MATERIAL FOR THE TASK:

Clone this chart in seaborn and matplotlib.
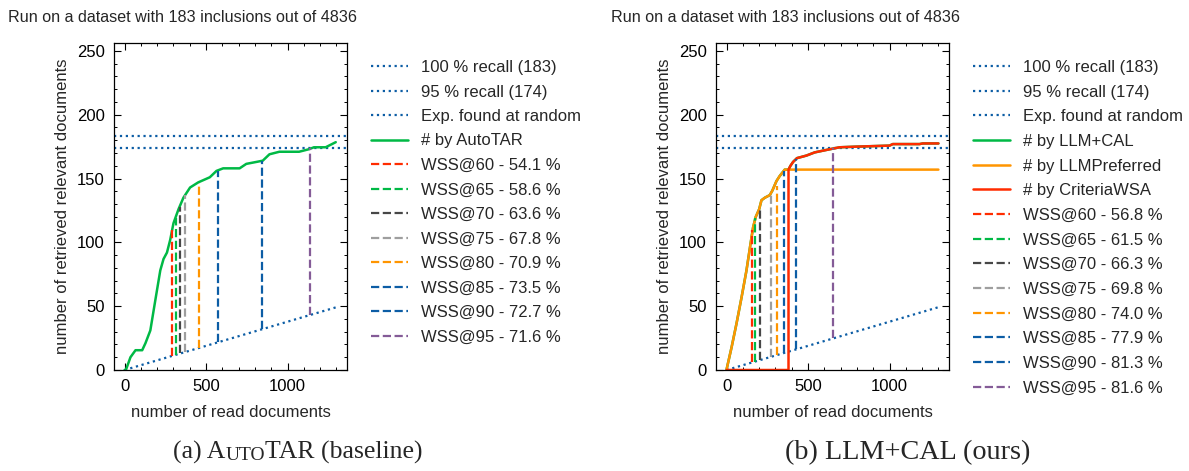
import matplotlib
matplotlib.use("Agg")
import matplotlib.pyplot as plt
import seaborn as sns
from matplotlib.ticker import MultipleLocator

# Data
n_relevant = 183
n_total = 4836
recall_100 = 183
recall_95 = 174

random_x = [0, 1300]
random_y = [0, 49.2]

# (a) AutoTAR baseline
autotar_x = [0, 8, 36, 67, 108, 128, 158, 189, 219, 239, 260, 280, 300, 331, 361, 402,
             452, 523, 564, 605, 706, 747, 808, 848, 889, 950, 1071, 1132, 1162, 1234, 1296]
autotar_y = [0, 0, 10, 15.5, 15.5, 21, 31, 55, 78, 87, 92, 102, 115, 126, 135, 143,
             147, 151, 156, 158, 158, 161.5, 163, 164, 169, 171, 171, 173, 174.5, 174.5, 178.5]

wss_labels_a = ["WSS@60 - 54.1 %", "WSS@65 - 58.6 %", "WSS@70 - 63.6 %", "WSS@75 - 67.8 %",
                "WSS@80 - 70.9 %", "WSS@85 - 73.5 %", "WSS@90 - 72.7 %", "WSS@95 - 71.6 %"]
wss_x_a = [294, 316, 341, 368, 458, 571, 845, 1136]
wss_low_a = [11, 12, 13, 14, 17.3, 21.6, 32, 43]
wss_high_a = [110, 119, 128, 137, 146.5, 156, 164, 174]

# (b) LLM+CAL (ours)
pref_x = [0, 31, 61, 92, 122, 147, 163, 179, 200, 214, 235, 265, 281, 306, 326, 357, 1300]
pref_y = [0.5, 18, 36.5, 57, 78, 99, 112, 120, 126, 133, 135, 137, 140.6, 148, 152, 157, 157]

crit_x = [0, 380, 380, 392, 408, 432, 490, 541, 612, 694, 796, 1000, 1020, 1184, 1204, 1300]
crit_y = [0, 0, 157, 160, 163, 166, 168, 170.5, 172.4, 174.5, 175, 175.8, 177, 177, 177.5, 177.5]

cal_x = [0, 31, 61, 92, 122, 147, 163, 179, 200, 214, 235, 265, 281, 306, 326, 357,
         380, 392, 408, 432, 490, 541, 612, 694, 796, 1000, 1020, 1184, 1204, 1300]
cal_y = [0.5, 18, 36.5, 57, 78, 99, 112, 120, 126, 133, 135, 137, 140.6, 148, 152, 157,
         157, 160, 163, 166, 168, 170.5, 172.4, 174.5, 175, 175.8, 177, 177, 177.5, 177.5]

wss_labels_b = ["WSS@60 - 56.8 %", "WSS@65 - 61.5 %", "WSS@70 - 66.3 %", "WSS@75 - 69.8 %",
                "WSS@80 - 74.0 %", "WSS@85 - 77.9 %", "WSS@90 - 81.3 %", "WSS@95 - 81.6 %"]
wss_x_b = [159, 173, 204, 271, 308, 353, 429, 652]
wss_low_b = [6, 6.5, 7.7, 10.3, 11.7, 13.4, 16.2, 24.7]
wss_high_b = [110, 119, 128, 137, 144, 156, 165, 174]

wss_colors = ["#FF2C00", "#00B945", "#474747", "#9e9e9e", "#FF9500", "#0C5DA5", "#0C5DA5", "#845B97"]
blue = "#0C5DA5"

sns.set_theme(style="ticks")
plt.rcParams['font.family'] = ['Liberation Sans', 'DejaVu Sans']
plt.rcParams['font.size'] = 12
plt.rcParams['axes.linewidth'] = 0.9
plt.rcParams['axes.edgecolor'] = 'black'
for a in ['x', 'y']:
    plt.rcParams[f'{a}tick.direction'] = 'in'
    plt.rcParams[f'{a}tick.major.size'] = 5
    plt.rcParams[f'{a}tick.minor.size'] = 2.5
    plt.rcParams[f'{a}tick.major.width'] = 0.8
    plt.rcParams[f'{a}tick.minor.width'] = 0.7
    plt.rcParams[f'{a}tick.major.pad'] = 6.5
    plt.rcParams[f'{a}tick.color'] = 'black'
    plt.rcParams[f'{a}tick.labelsize'] = 12
plt.rcParams['xtick.top'] = True
plt.rcParams['ytick.right'] = True

fig = plt.figure(figsize=(11.89, 4.71), dpi=100)
W, H = 1189, 471


def setup_panel(left_px):
    ax = fig.add_axes([left_px / W, 101 / H, 233 / W, 327 / H])
    ax.axhline(recall_100, color=blue, ls=':', lw=1.6, label=f"100 % recall ({recall_100})")
    ax.axhline(recall_95, color=blue, ls=':', lw=1.6, label=f"95 % recall ({recall_95})")
    sns.lineplot(x=random_x, y=random_y, ax=ax, color=blue, ls=':', lw=1.6,
                 label="Exp. found at random", estimator=None, sort=False)
    return ax


def finish_panel(ax, legend_px, spacing):
    ax.set_ylim(0, 1.4 * n_relevant)
    ax.set_xlim(-65, 1365)
    ax.xaxis.set_major_locator(MultipleLocator(500))
    ax.xaxis.set_minor_locator(MultipleLocator(100))
    ax.yaxis.set_major_locator(MultipleLocator(50))
    ax.yaxis.set_minor_locator(MultipleLocator(10))
    ax.tick_params(which='both', top=True, right=True, direction='in')
    ax.set_xlabel("number of read documents", fontsize=12, labelpad=8)
    ax.set_ylabel("number of retrieved relevant documents", fontsize=12, labelpad=5)
    ax.legend(loc='upper left', bbox_to_anchor=(legend_px / W, 1 - 60 / H),
              bbox_transform=fig.transFigure, frameon=False, borderaxespad=0,
              borderpad=0, handlelength=2.2, handletextpad=0.8,
              labelspacing=spacing, fontsize=12)


def draw_wss(ax, xs, lows, highs, labels):
    for x, lo, hi, lab, c in zip(xs, lows, highs, labels, wss_colors):
        ax.plot([x, x], [lo, hi], color=c, ls='--', lw=1.6, label=lab)


# panel (a)
ax1 = setup_panel(114)
sns.lineplot(x=autotar_x, y=autotar_y, ax=ax1, color="#00B945", lw=1.8,
             label="# by AutoTAR", estimator=None, sort=False)
draw_wss(ax1, wss_x_a, wss_low_a, wss_high_a, wss_labels_a)
finish_panel(ax1, 371, 0.57)

# panel (b)
ax2 = setup_panel(716)
sns.lineplot(x=cal_x, y=cal_y, ax=ax2, color="#00B945", lw=1.8,
             label="# by LLM+CAL", estimator=None, sort=False)
sns.lineplot(x=pref_x, y=pref_y, ax=ax2, color="#FF9500", lw=1.8,
             label="# by LLMPreferred", estimator=None, sort=False)
sns.lineplot(x=crit_x, y=crit_y, ax=ax2, color="#FF2C00", lw=1.8,
             label="# by CriteriaWSA", estimator=None, sort=False)
draw_wss(ax2, wss_x_b, wss_low_b, wss_high_b, wss_labels_b)
finish_panel(ax2, 973, 0.58)

# titles
title = f"Run on a dataset with {n_relevant} inclusions out of {n_total}"
fig.text(8 / W, 1 - 18 / H, title, fontsize=11.6, va='center', ha='left')
fig.text(611 / W, 1 - 18 / H, title, fontsize=11.6, va='center', ha='left')

# captions (serif, small caps for AutoTAR)
serif = ['Liberation Serif', 'DejaVu Serif']
cap_y = 1 - 459 / H
t1 = fig.text(173 / W, cap_y, "(a) A", fontsize=18.5, family=serif, va='baseline', ha='left')
t2 = plt.annotate("UTO", xy=(1, 0), xycoords=t1, va='bottom', ha='left',
                  fontsize=14, family=serif, annotation_clip=False)
plt.annotate("TAR (baseline)", xy=(1, 0), xycoords=t2, va='bottom', ha='left',
             fontsize=18.5, family=serif, annotation_clip=False)
fig.text(908 / W, cap_y, "(b) LLM+CAL (ours)", fontsize=20.3, family=serif,
         va='baseline', ha='center')

fig.savefig("out.png", dpi=100)
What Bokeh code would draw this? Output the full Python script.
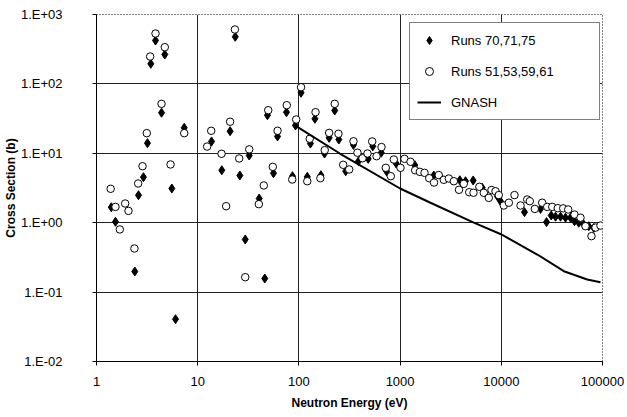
from bokeh.plotting import figure
from bokeh.models import FixedTicker, Legend, LegendItem
from bokeh.embed import file_html
from bokeh.resources import INLINE

# ---- data ----
run70_energy = [1.40, 1.54, 2.39, 2.60, 2.91, 3.19, 3.44, 3.83, 4.39, 4.73,
                5.55, 6.04, 7.36, 13.7, 17.3, 20.9, 23.5, 26.1, 29.5, 32.3,
                40.5, 46.0, 48.9, 56.1, 61.5, 75.4, 86.4, 92.5, 105, 121,
                130, 144, 165, 179, 199, 226, 248, 290, 346, 388,
                484, 537, 651, 734, 915, 1397, 2153, 3892, 4430, 5275,
                6476, 9170, 9817, 16950, 24390, 27990, 31140, 34350, 38490, 43090,
                48270, 52880, 58310, 65360, 73230, 82100]
run70_xs = [1.67, 1.03, 0.198, 2.49, 4.53, 14.0, 195, 422, 38.4, 265,
            3.11, 0.0407, 23.3, 14.8, 5.70, 20.8, 477, 4.79, 0.573, 9.29,
            2.23, 0.157, 35.4, 5.16, 17.5, 39.1, 4.68, 25.2, 74.5, 4.58,
            13.8, 31.4, 4.83, 9.93, 16.7, 41.4, 15.8, 5.52, 13.2, 7.69,
            8.33, 12.6, 10.2, 5.52, 7.13, 6.75, 4.79, 4.09, 3.96, 4.06,
            3.19, 2.39, 2.04, 1.42, 1.58, 1.02, 1.27, 1.22, 1.22, 1.18,
            1.18, 1.05, 1.00, 0.94, 0.89, 0.84]

run51_energy = [1.38, 1.54, 1.70, 1.92, 2.07, 2.37, 2.58, 2.85, 3.14, 3.39,
                3.83, 4.39, 4.73, 5.39, 7.36, 12.4, 13.6, 17.2, 19.1, 20.9,
                23.3, 25.7, 29.5, 32.3, 40.2, 45.0, 49.8, 55.2, 61.5, 75.9,
                85.9, 94.0, 105, 121, 128, 146, 163, 180, 199, 226,
                246, 274, 314, 346, 379, 425, 476, 530, 585, 655,
                722, 809, 867, 1009, 1105, 1267, 1409, 1566, 1743, 1940,
                2163, 2410, 2703, 3030, 3397, 3820, 4257, 4820, 5312, 6068,
                6716, 7520, 8000, 8770, 9440, 10590, 11870, 13500, 15490, 18030,
                19130, 21440, 25360, 28430, 31870, 36160, 40900, 45820, 52880, 60640,
                67920, 77800, 85260, 95500]
run51_xs = [3.08, 1.69, 0.80, 1.89, 1.48, 0.425, 3.67, 6.52, 19.5, 248,
            532, 51.6, 338, 6.90, 19.5, 12.5, 21.1, 9.84, 1.73, 28.5,
            608, 8.42, 0.164, 11.4, 1.85, 3.44, 41.8, 6.38, 21.1, 49.3,
            4.19, 30.7, 89.6, 3.96, 16.2, 39.1, 4.38, 11.1, 19.7, 51.6,
            19.1, 6.83, 5.85, 14.9, 10.2, 8.49, 9.93, 14.8, 9.08, 12.3,
            6.18, 4.68, 8.14, 6.18, 8.33, 7.55, 5.70, 5.40, 5.23, 4.38,
            3.79, 4.86, 4.15, 4.33, 3.96, 2.98, 3.63, 2.75, 2.70, 3.29,
            2.70, 2.28, 2.96, 2.84, 2.50, 1.77, 1.94, 2.50, 1.77, 2.16,
            2.04, 1.58, 1.94, 1.69, 1.69, 1.62, 1.61, 1.55, 1.31, 1.18,
            0.89, 0.64, 0.85, 0.91]

gnash_energy = [95, 100, 254, 1000, 1995, 5350, 10050, 22650, 41500, 70600, 95500]
gnash_xs = [24.0, 23.2, 9.93, 3.11, 1.94, 1.00, 0.676, 0.348, 0.200, 0.152, 0.139]

x_tick_values = [1, 10, 100, 1000, 10000, 100000]
x_tick_labels = ["1", "10", "100", "1000", "10000", "100000"]
y_tick_values = [0.01, 0.1, 1, 10, 100, 1000]
y_tick_labels = ["1.E-02", "1.E-01", "1.E+00", "1.E+01", "1.E+02", "1.E+03"]

series_labels = ["Runs 70,71,75", "Runs 51,53,59,61", "GNASH"]
x_title = "Neutron Energy (eV)"
y_title = "Cross Section (b)"

FONT = "Liberation Sans"

p = figure(frame_width=506, frame_height=347,
           x_axis_type="log", y_axis_type="log",
           x_range=(1, 100000), y_range=(0.01, 1000),
           output_backend="svg", toolbar_location=None,
           min_border_left=88, min_border_right=22,
           min_border_top=14, min_border_bottom=52)
p.title.visible = False
p.background_fill_color = "white"
p.border_fill_color = "white"
p.outline_line_color = "black"
p.outline_line_dash = "1 2"
p.outline_line_width = 1

r1 = p.scatter(run70_energy, run70_xs, marker="diamond", size=9,
               fill_color="black", line_color="black", line_width=1)
r2 = p.scatter(run51_energy, run51_xs, marker="circle", size=7.5,
               fill_color="white", line_color="black", line_width=1)
r3 = p.line(gnash_energy, gnash_xs, line_color="black", line_width=2)

# axes
p.xaxis.ticker = FixedTicker(ticks=x_tick_values, minor_ticks=[])
p.yaxis.ticker = FixedTicker(ticks=y_tick_values, minor_ticks=[])
p.xaxis.major_label_overrides = dict(zip(x_tick_values, x_tick_labels))
p.yaxis.major_label_overrides = dict(zip(y_tick_values, y_tick_labels))
for ax in (p.xaxis, p.yaxis):
    ax.axis_line_color = "black"
    ax.axis_line_width = 1
    ax.major_tick_line_color = "black"
    ax.major_tick_out = 4
    ax.major_tick_in = 0
    ax.minor_tick_line_color = None
    ax.major_label_text_font = FONT
    ax.major_label_text_font_size = "13px"
    ax.major_label_text_color = "black"
    ax.axis_label_text_font = FONT
    ax.axis_label_text_font_style = "bold"
    ax.axis_label_text_font_size = "12px"
    ax.axis_label_text_color = "black"
p.xaxis.axis_label = x_title
p.yaxis.axis_label = y_title
p.xaxis.major_label_standoff = 11
p.xaxis.axis_label_standoff = 7
p.yaxis.major_label_standoff = 30
p.yaxis.axis_label_standoff = 0

# grid
p.xgrid.ticker = FixedTicker(ticks=x_tick_values[1:-1])
p.ygrid.ticker = FixedTicker(ticks=y_tick_values[1:-1])
for g in (p.xgrid, p.ygrid):
    g.grid_line_color = "#222222"
    g.grid_line_width = 1
    g.grid_line_alpha = 1

legend = Legend(items=[LegendItem(label=series_labels[0], renderers=[r1]),
                       LegendItem(label=series_labels[1], renderers=[r2]),
                       LegendItem(label=series_labels[2], renderers=[r3])],
                location=(313, 241), margin=0, padding=7, spacing=11,
                glyph_width=24, glyph_height=20, label_height=20,
                label_width=141, label_standoff=10,
                label_text_font=FONT, label_text_font_size="13px",
                label_text_color="black",
                border_line_color="black", border_line_width=1,
                background_fill_color="white", background_fill_alpha=1)
p.add_layout(legend)

open("out.html", "w").write(file_html(p, INLINE))
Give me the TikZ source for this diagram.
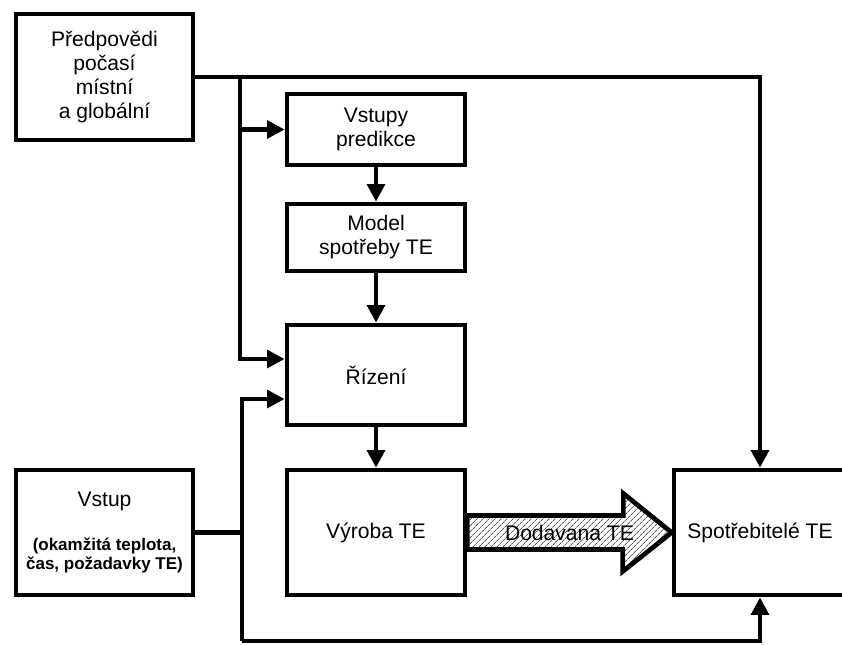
\documentclass[tikz,border=0pt]{standalone}
\usepackage{fontspec}
\setmainfont{Liberation Sans}
\usetikzlibrary{calc,arrows.meta,patterns.meta}
\newcommand\smallb{\bfseries\fontsize{14.5}{16}\selectfont}

\begin{document}
\begin{tikzpicture}[x=0.03cm,y=-0.03cm,
 box/.style={draw,line width=4pt,rectangle,inner sep=0pt,align=center,
    font=\fontsize{18}{20.5}\selectfont},
 arr/.style={line width=3.6pt,-{Triangle[length=15pt,width=15pt]}},
 wire/.style={line width=3.6pt},
 bigarrow/.style={draw,line width=4pt,line join=miter,
    pattern={Lines[angle=45,distance=4pt,line width=0.5pt]}}]

 \useasboundingbox (0,0) rectangle (842,644);

% boxes
 \node (pred) [box,minimum width=5.31cm,minimum height=3.78cm] at (104.5,77)
    {Předpovědi\\počasí\\místní\\a globální};
 \node (vstpred) [box,minimum width=5.34cm,minimum height=2.13cm] at (376,129.5)
    {Vstupy\\predikce};
 \node (model) [box,minimum width=5.34cm,minimum height=2.01cm] at (376,237.5)
    {Model\\spotřeby TE};
 \node (rizeni) [box,minimum width=5.34cm,minimum height=3.0cm] at (376,375)
    {Řízení};
 \node (vyroba) [box,minimum width=5.34cm,minimum height=3.75cm] at (376,532.5)
    {Výroba TE};
 \node (vstup) [box,minimum width=5.31cm,minimum height=3.75cm,
    font=\fontsize{18}{15.5}\selectfont] at (104.5,532.5)
    {Vstup\\[22pt]\smallb (okamžitá teplota,\\\smallb čas, požadavky TE)};
 \node (spotr) [box,minimum width=5.16cm,minimum height=3.75cm] at (760,532.5)
    {Spotřebitelé TE};

% connectors
 \coordinate (jtop) at (240,77);
 \coordinate (jbot) at (242,641);
 \draw[arr] (pred.east) -| (spotr.north);
 \draw[arr] (jtop) |- (vstpred.west);
 \draw[arr] (jtop) |- ($(rizeni.west)+(0,-16)$);
 \draw[arr] (vstpred) -- (model);
 \draw[arr] (model) -- (rizeni);
 \draw[arr] (rizeni) -- (vyroba);
 \draw[arr] (jbot) |- ($(rizeni.west)+(0,24)$);
 \draw[arr] (jbot) -| (spotr.south);
 \draw[wire] (vstup.east) -- (vstup.east -| jbot);

% dodavka
 \draw[bigarrow] ($(vyroba.east)+(0,-17)$) -- ++(156,0) -- ++(0,-22)
    -- (spotr.west) -- ++(-49,39) -- ++(0,-22) -- ($(vyroba.east)+(0,17)$) -- cycle;
 \node (dod) at ($(vyroba.east)!0.5!(spotr.west)$) [font=\fontsize{18}{20.5}\selectfont]
    {Dodavana TE};

\end{tikzpicture}
\end{document}
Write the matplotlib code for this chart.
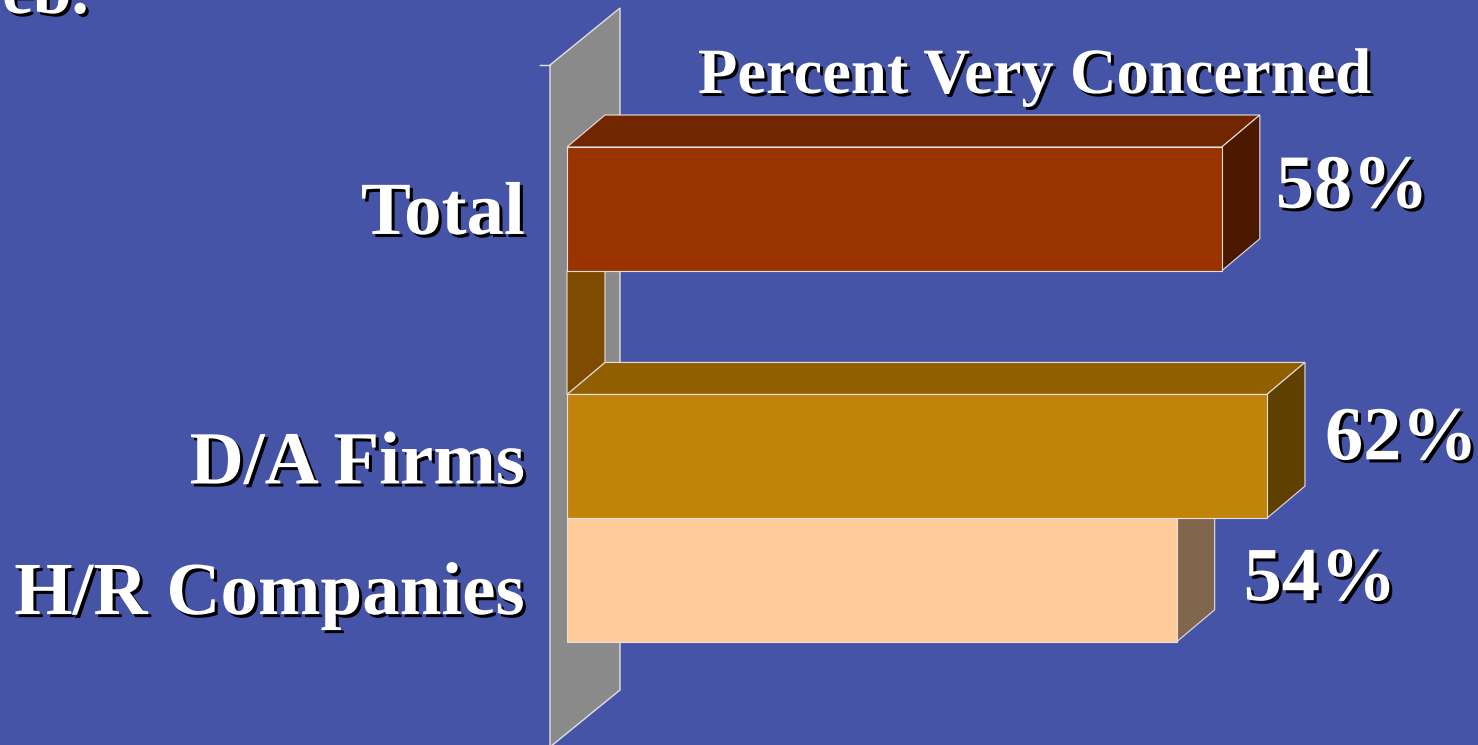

GIVEN PROBLEM: Copy word for word only the lines above from the one with "What Bokeh code" through the one with "from bokeh.resources import INLINE". Leave pictures out.

SOLVED EXERCISE:
What Bokeh code would draw this? Output the full Python script.
from bokeh.plotting import figure
from bokeh.models import FixedTicker, Legend, LegendItem
from bokeh.embed import file_html
from bokeh.resources import INLINE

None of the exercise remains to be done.